START

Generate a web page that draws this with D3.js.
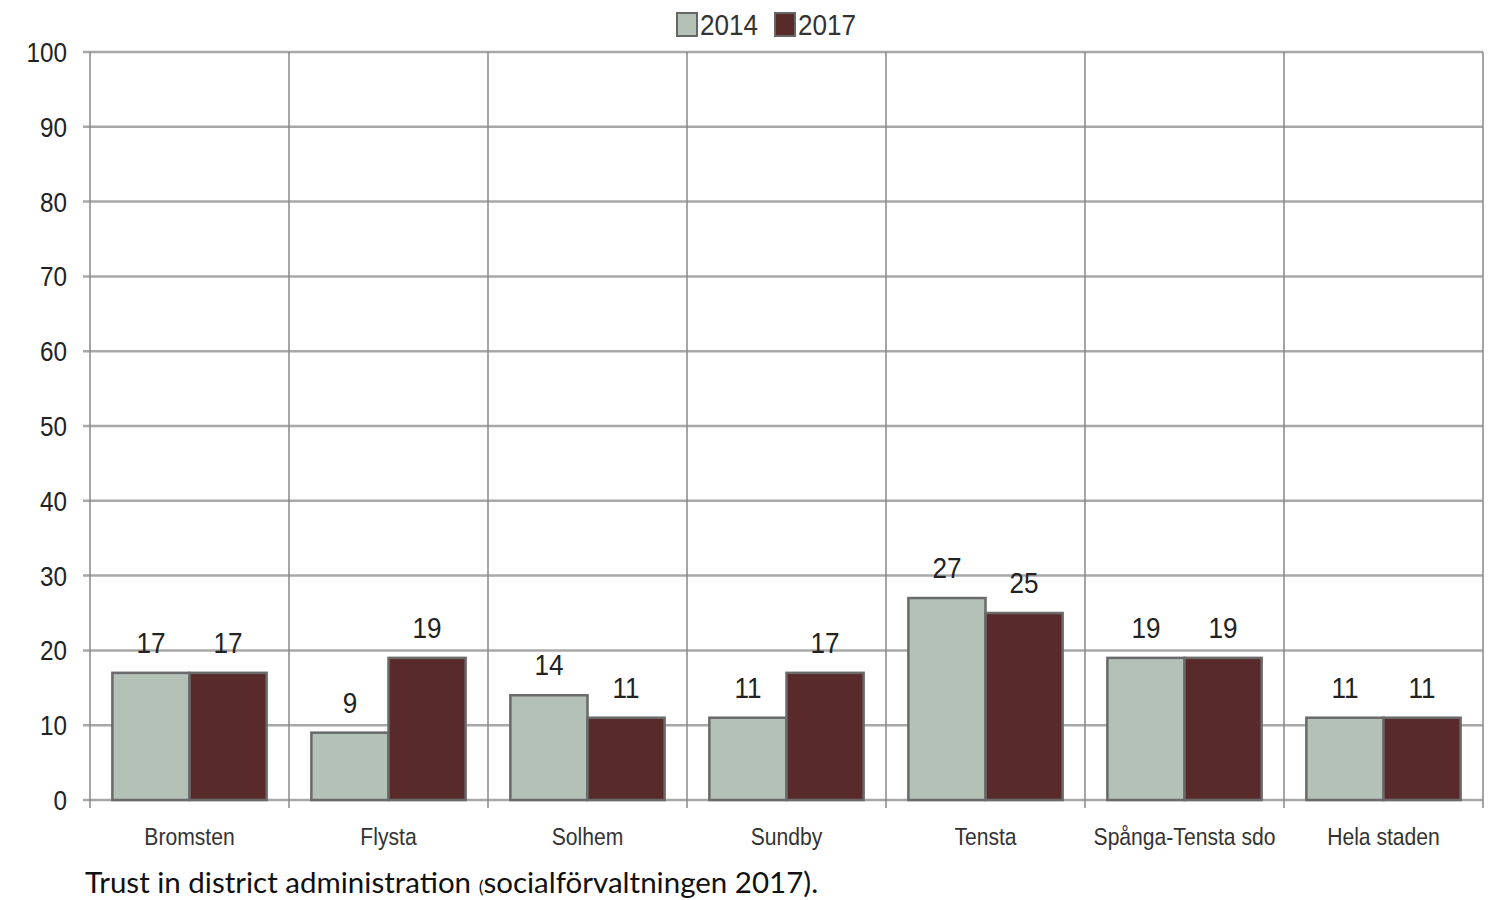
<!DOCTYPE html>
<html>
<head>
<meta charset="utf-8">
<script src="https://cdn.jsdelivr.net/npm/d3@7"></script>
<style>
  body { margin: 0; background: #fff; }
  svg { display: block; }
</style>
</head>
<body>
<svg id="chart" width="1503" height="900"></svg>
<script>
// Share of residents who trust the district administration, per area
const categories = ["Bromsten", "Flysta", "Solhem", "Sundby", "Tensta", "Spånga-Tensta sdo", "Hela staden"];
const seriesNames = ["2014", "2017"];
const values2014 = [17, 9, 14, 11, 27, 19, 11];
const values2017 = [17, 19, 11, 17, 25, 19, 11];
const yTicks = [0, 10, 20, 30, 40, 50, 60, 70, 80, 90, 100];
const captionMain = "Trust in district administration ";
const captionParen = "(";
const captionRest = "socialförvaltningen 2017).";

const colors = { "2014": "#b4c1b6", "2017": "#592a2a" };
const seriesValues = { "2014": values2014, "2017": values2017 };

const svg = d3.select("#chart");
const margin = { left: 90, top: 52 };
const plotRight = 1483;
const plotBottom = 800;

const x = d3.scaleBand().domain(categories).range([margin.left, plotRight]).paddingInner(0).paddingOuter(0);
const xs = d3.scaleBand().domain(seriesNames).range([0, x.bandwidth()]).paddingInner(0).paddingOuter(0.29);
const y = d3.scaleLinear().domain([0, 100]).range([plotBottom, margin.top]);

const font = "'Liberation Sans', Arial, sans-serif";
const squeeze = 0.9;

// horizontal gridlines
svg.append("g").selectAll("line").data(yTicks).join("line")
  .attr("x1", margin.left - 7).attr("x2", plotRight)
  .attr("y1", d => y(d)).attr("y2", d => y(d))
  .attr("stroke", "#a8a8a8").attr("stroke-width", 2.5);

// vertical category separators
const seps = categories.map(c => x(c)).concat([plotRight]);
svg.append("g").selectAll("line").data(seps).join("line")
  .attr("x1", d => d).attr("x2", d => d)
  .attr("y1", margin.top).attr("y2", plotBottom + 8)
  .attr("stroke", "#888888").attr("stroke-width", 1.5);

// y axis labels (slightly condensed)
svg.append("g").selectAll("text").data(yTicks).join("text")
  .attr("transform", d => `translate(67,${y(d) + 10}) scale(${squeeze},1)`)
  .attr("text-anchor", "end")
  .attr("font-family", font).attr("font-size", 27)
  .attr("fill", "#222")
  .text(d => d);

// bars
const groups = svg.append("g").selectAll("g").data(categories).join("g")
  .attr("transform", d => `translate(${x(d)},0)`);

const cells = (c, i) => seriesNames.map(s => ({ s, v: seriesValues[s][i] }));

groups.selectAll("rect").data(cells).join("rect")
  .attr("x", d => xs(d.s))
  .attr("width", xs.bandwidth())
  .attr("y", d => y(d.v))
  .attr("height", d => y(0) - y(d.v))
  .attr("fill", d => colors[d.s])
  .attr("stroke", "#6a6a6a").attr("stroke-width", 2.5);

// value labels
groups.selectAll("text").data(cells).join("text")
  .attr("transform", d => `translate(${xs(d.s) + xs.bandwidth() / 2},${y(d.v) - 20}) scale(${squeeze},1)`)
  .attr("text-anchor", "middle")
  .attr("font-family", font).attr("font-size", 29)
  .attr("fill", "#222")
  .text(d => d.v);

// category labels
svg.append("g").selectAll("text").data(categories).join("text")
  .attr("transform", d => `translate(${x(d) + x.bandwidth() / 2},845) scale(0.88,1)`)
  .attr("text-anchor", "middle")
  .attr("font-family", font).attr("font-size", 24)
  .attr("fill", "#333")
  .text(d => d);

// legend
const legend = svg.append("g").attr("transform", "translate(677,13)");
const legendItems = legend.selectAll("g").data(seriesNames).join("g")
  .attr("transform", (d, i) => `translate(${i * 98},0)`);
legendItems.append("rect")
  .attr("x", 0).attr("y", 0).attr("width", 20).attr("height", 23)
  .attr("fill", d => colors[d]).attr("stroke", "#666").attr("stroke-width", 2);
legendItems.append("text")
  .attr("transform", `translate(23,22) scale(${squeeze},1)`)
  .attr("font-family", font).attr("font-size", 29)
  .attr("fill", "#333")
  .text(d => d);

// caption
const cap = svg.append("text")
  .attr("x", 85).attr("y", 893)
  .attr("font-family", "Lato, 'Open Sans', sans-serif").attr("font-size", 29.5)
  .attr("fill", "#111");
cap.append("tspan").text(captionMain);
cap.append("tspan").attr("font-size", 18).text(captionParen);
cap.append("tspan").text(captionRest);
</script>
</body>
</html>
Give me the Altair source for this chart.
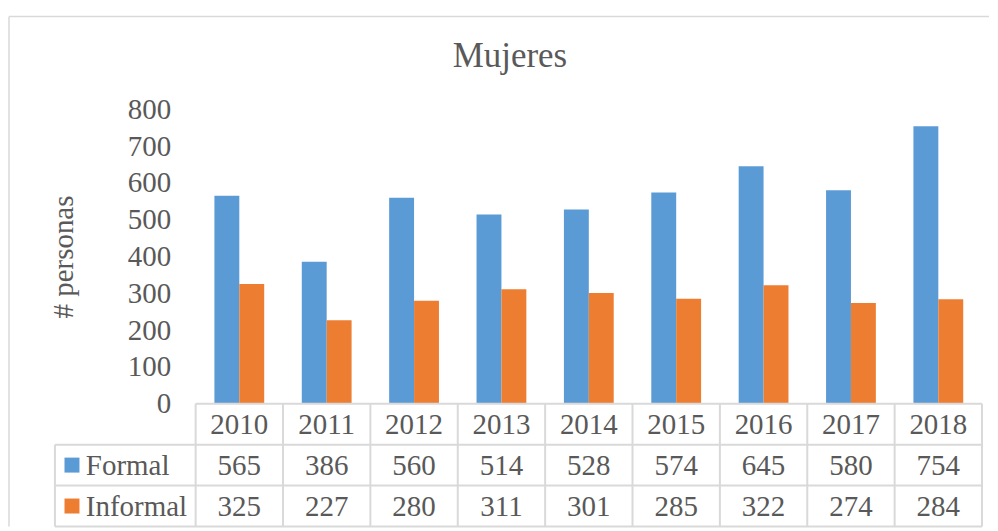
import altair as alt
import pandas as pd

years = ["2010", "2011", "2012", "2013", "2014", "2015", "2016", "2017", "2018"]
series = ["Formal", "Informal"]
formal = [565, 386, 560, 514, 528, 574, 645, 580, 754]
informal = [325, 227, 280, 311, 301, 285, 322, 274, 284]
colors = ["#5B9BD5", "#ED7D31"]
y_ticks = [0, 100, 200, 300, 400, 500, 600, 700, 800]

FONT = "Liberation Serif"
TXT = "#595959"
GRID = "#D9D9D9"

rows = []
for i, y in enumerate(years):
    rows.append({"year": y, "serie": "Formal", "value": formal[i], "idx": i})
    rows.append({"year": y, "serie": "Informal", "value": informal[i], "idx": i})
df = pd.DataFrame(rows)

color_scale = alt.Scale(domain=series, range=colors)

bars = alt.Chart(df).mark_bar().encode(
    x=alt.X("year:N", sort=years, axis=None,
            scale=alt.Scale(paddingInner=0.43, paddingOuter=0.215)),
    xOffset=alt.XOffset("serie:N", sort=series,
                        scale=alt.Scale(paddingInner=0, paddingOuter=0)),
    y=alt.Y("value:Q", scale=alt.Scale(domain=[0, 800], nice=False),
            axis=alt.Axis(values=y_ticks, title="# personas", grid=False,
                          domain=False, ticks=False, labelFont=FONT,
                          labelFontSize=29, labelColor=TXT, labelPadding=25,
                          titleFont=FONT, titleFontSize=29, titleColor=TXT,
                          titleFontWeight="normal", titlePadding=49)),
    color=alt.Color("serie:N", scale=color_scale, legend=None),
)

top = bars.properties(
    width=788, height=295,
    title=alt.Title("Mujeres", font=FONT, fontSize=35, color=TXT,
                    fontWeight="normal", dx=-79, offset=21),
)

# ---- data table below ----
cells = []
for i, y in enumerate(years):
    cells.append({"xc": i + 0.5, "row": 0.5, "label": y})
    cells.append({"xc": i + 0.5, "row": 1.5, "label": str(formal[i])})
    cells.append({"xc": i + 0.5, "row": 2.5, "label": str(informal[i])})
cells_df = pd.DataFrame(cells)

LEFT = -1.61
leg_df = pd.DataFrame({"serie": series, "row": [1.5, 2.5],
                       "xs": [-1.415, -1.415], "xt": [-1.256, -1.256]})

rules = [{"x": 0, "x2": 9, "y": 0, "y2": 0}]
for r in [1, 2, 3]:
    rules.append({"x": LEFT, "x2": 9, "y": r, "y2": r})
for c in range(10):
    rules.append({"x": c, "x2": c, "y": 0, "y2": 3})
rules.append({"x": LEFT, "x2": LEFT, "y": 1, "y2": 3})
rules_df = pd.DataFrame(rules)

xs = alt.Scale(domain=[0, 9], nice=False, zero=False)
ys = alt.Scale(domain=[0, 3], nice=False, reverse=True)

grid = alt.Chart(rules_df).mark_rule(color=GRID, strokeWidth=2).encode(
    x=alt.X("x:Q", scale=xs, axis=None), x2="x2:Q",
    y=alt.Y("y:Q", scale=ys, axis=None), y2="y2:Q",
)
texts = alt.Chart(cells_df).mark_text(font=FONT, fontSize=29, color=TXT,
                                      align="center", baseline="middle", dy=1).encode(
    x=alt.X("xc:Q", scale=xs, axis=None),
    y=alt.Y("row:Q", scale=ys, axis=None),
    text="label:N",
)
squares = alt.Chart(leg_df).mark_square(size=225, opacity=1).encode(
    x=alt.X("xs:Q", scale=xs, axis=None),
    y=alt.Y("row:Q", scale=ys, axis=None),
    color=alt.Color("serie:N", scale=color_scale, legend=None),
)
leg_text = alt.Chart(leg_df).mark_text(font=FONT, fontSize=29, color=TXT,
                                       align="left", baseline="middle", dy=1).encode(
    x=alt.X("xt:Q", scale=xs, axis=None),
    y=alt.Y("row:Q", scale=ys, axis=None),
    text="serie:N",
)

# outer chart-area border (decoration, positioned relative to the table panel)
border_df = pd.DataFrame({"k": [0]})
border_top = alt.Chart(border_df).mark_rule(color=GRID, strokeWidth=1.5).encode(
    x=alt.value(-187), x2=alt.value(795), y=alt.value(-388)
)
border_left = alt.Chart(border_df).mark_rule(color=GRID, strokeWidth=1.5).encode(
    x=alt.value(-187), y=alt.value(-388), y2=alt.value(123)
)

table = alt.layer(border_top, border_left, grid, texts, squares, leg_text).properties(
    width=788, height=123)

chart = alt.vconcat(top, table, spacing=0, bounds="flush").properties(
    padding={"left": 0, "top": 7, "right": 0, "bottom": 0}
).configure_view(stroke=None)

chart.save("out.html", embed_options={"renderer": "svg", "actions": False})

END

Set down the records above word for word, from the first line through the line containing "const plotBottom = 800;", both included; leave out the pictures.

> **WRITTEN ANSWER**:
Generate a web page that draws this with D3.js.
<!DOCTYPE html>
<html>
<head>
<meta charset="utf-8">
<script src="https://cdn.jsdelivr.net/npm/d3@7"></script>
<style>
  body { margin: 0; background: #fff; }
  svg { display: block; }
</style>
</head>
<body>
<svg id="chart" width="1503" height="900"></svg>
<script>
// Share of residents who trust the district administration, per area
const categories = ["Bromsten", "Flysta", "Solhem", "Sundby", "Tensta", "Spånga-Tensta sdo", "Hela staden"];
const seriesNames = ["2014", "2017"];
const values2014 = [17, 9, 14, 11, 27, 19, 11];
const values2017 = [17, 19, 11, 17, 25, 19, 11];
const yTicks = [0, 10, 20, 30, 40, 50, 60, 70, 80, 90, 100];
const captionMain = "Trust in district administration ";
const captionParen = "(";
const captionRest = "socialförvaltningen 2017).";

const colors = { "2014": "#b4c1b6", "2017": "#592a2a" };
const seriesValues = { "2014": values2014, "2017": values2017 };

const svg = d3.select("#chart");
const margin = { left: 90, top: 52 };
const plotRight = 1483;
const plotBottom = 800;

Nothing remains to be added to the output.